_Given request_. Repeat the span of the entries below that starts at the line with "Recreate this image" and ends at the line with "from bokeh.resources import INLINE", nothing more. Skip the pictures.

_Listed records_.

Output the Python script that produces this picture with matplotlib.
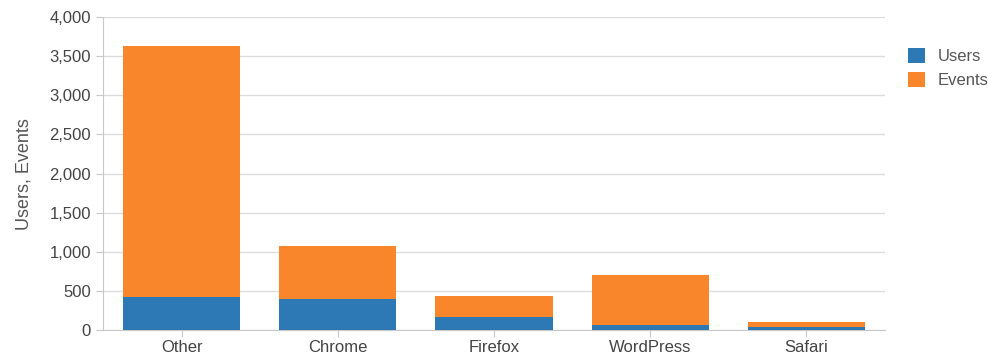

...

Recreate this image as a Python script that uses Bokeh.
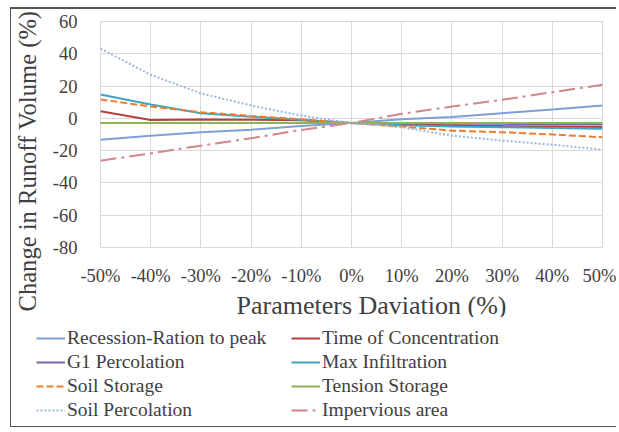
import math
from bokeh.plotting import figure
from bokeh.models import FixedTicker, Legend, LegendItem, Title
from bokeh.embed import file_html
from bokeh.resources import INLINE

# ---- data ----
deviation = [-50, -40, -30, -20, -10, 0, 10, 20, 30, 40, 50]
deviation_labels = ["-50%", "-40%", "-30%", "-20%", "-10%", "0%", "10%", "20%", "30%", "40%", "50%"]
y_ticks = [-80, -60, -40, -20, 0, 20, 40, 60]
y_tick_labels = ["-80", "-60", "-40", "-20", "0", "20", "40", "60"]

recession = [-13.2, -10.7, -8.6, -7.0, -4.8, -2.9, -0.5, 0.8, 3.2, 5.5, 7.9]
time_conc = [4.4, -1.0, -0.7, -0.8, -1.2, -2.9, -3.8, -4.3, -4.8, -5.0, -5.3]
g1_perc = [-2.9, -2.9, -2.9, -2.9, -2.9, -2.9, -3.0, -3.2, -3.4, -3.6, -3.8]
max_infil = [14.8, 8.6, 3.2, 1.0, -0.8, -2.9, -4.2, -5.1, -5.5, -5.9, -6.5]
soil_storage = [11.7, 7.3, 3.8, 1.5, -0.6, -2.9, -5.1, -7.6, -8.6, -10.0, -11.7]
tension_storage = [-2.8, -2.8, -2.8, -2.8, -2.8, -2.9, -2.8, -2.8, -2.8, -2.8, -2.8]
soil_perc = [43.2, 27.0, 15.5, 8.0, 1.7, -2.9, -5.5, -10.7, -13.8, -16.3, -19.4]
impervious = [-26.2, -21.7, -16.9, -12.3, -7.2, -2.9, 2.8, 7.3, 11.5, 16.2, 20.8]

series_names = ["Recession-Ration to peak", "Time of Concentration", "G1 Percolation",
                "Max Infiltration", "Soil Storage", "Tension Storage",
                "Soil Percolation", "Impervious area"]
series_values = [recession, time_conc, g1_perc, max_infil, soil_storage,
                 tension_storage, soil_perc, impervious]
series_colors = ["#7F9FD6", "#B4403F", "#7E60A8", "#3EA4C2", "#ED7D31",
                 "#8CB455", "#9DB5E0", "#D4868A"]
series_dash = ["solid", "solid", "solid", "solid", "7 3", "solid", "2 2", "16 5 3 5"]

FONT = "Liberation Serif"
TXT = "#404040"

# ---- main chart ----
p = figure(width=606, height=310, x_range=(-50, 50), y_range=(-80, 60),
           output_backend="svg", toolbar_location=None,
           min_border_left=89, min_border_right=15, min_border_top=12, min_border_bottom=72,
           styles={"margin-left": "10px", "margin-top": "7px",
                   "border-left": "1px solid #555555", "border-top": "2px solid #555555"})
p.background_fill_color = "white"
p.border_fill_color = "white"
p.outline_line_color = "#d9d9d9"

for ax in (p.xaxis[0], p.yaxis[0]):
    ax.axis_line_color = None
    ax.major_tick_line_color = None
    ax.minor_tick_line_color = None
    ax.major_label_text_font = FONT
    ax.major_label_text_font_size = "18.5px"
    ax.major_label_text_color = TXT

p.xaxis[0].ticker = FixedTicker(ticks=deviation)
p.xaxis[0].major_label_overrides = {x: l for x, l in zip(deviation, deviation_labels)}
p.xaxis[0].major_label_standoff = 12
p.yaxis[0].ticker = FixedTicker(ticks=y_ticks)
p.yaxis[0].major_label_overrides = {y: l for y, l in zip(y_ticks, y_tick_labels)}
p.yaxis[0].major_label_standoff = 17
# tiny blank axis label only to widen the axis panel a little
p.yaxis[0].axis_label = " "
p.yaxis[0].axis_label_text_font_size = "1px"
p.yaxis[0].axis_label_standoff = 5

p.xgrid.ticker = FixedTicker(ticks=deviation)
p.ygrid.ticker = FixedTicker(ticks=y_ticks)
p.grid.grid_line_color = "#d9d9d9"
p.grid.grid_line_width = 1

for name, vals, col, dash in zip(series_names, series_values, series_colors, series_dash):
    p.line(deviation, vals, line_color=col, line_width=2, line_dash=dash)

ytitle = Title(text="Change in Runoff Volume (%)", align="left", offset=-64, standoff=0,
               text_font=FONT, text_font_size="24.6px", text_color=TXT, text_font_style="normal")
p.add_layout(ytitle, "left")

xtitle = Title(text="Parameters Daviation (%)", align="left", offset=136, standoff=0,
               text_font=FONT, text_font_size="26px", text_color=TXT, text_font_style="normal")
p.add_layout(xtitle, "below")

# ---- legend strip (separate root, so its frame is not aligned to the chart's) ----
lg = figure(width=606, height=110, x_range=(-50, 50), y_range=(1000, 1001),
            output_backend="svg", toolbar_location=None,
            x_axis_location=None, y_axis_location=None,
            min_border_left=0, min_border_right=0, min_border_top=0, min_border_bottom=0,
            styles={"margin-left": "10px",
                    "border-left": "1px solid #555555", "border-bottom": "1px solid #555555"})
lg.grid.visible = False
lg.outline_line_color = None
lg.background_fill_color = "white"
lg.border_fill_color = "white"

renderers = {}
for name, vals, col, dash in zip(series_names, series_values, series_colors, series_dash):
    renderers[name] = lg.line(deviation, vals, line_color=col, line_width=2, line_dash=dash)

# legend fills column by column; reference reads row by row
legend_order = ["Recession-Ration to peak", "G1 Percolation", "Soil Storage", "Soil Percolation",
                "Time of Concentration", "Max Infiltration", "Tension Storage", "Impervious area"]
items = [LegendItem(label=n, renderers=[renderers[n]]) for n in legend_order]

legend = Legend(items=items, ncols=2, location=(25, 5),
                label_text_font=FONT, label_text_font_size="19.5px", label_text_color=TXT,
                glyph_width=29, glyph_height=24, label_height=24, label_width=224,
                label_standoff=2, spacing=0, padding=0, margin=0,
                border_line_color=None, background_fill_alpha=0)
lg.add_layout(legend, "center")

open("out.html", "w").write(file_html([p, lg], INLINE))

---

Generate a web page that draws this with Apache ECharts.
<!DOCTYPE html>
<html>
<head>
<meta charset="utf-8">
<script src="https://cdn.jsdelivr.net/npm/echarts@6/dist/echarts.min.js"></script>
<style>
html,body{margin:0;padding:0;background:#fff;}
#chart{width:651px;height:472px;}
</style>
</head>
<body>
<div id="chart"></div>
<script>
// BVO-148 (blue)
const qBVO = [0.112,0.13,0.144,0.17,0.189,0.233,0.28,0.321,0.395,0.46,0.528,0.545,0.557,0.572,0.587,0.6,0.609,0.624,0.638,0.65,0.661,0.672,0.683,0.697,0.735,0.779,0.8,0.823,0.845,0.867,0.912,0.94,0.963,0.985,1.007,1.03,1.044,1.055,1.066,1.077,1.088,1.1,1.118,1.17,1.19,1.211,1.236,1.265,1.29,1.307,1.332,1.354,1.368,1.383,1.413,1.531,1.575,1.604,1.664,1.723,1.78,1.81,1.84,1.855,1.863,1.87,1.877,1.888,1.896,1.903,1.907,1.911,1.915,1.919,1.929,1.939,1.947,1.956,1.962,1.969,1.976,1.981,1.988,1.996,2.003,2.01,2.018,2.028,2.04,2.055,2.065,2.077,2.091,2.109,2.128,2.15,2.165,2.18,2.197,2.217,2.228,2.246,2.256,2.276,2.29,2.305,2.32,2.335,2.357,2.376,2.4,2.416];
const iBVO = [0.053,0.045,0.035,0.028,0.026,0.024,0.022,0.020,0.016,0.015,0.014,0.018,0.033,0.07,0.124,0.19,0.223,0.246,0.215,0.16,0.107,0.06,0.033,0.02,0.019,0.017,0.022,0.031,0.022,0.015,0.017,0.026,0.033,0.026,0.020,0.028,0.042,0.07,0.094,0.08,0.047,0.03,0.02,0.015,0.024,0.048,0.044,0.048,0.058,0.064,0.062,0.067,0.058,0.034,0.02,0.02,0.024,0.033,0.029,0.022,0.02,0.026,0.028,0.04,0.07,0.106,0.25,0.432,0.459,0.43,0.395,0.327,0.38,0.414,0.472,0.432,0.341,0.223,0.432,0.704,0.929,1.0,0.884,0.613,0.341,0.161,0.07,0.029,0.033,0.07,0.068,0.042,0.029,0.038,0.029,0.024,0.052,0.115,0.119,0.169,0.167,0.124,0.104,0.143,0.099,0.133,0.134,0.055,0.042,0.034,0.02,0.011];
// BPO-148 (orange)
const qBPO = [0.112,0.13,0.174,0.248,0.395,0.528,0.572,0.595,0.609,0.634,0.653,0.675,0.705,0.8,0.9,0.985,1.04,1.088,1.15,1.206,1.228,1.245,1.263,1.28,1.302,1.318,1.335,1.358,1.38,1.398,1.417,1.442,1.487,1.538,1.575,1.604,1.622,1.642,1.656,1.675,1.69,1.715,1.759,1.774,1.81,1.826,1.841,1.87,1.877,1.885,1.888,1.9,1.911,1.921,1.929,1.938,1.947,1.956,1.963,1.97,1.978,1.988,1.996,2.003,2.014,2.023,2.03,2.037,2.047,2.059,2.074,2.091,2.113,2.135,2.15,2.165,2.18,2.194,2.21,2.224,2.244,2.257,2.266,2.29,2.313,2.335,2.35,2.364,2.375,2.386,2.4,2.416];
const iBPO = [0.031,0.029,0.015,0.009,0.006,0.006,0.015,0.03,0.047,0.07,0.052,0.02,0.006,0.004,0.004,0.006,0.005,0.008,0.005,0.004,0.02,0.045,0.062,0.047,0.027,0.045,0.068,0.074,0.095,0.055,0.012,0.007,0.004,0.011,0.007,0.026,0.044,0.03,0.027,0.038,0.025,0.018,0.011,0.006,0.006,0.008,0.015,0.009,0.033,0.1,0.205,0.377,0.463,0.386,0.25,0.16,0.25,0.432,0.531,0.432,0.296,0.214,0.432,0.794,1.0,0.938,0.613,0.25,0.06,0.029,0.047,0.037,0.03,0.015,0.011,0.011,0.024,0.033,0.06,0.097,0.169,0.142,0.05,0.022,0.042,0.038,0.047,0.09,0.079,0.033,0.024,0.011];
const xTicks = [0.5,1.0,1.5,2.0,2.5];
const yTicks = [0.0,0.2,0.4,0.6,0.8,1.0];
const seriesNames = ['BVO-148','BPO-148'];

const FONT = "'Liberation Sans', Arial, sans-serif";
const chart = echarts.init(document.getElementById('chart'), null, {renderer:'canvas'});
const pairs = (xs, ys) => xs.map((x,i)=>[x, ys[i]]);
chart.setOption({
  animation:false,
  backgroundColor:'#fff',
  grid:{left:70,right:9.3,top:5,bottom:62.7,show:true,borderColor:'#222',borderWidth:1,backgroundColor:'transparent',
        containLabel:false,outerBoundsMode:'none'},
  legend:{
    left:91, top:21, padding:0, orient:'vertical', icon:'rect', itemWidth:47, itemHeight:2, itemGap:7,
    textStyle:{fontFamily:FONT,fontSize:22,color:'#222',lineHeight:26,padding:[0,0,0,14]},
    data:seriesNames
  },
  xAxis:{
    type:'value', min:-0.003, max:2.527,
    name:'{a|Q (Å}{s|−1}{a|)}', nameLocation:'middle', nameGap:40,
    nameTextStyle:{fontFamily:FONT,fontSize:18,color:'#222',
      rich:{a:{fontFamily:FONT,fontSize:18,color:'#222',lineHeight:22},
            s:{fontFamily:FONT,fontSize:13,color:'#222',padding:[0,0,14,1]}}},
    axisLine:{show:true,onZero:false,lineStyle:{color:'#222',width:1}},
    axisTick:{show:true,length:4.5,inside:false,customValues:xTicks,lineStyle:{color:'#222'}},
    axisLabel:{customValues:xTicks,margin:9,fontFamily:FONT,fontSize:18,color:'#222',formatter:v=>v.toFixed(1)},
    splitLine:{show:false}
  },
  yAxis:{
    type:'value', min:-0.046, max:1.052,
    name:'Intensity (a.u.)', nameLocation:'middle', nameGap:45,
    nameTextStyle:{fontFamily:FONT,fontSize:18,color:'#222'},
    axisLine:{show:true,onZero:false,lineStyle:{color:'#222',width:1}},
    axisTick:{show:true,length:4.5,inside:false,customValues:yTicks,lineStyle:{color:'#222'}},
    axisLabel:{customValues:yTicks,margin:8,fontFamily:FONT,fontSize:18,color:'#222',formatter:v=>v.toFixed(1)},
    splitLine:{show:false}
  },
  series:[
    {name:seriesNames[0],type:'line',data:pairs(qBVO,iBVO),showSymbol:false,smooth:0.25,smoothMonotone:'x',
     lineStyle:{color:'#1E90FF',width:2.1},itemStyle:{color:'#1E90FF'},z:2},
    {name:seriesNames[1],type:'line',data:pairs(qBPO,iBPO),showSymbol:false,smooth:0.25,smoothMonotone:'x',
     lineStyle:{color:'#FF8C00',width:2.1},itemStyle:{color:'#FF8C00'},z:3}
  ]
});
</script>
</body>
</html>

_Completed task_.
Recreate this image as a Python script that uses Bokeh.
import math
from bokeh.plotting import figure
from bokeh.models import FixedTicker, Legend, LegendItem, Title
from bokeh.embed import file_html
from bokeh.resources import INLINE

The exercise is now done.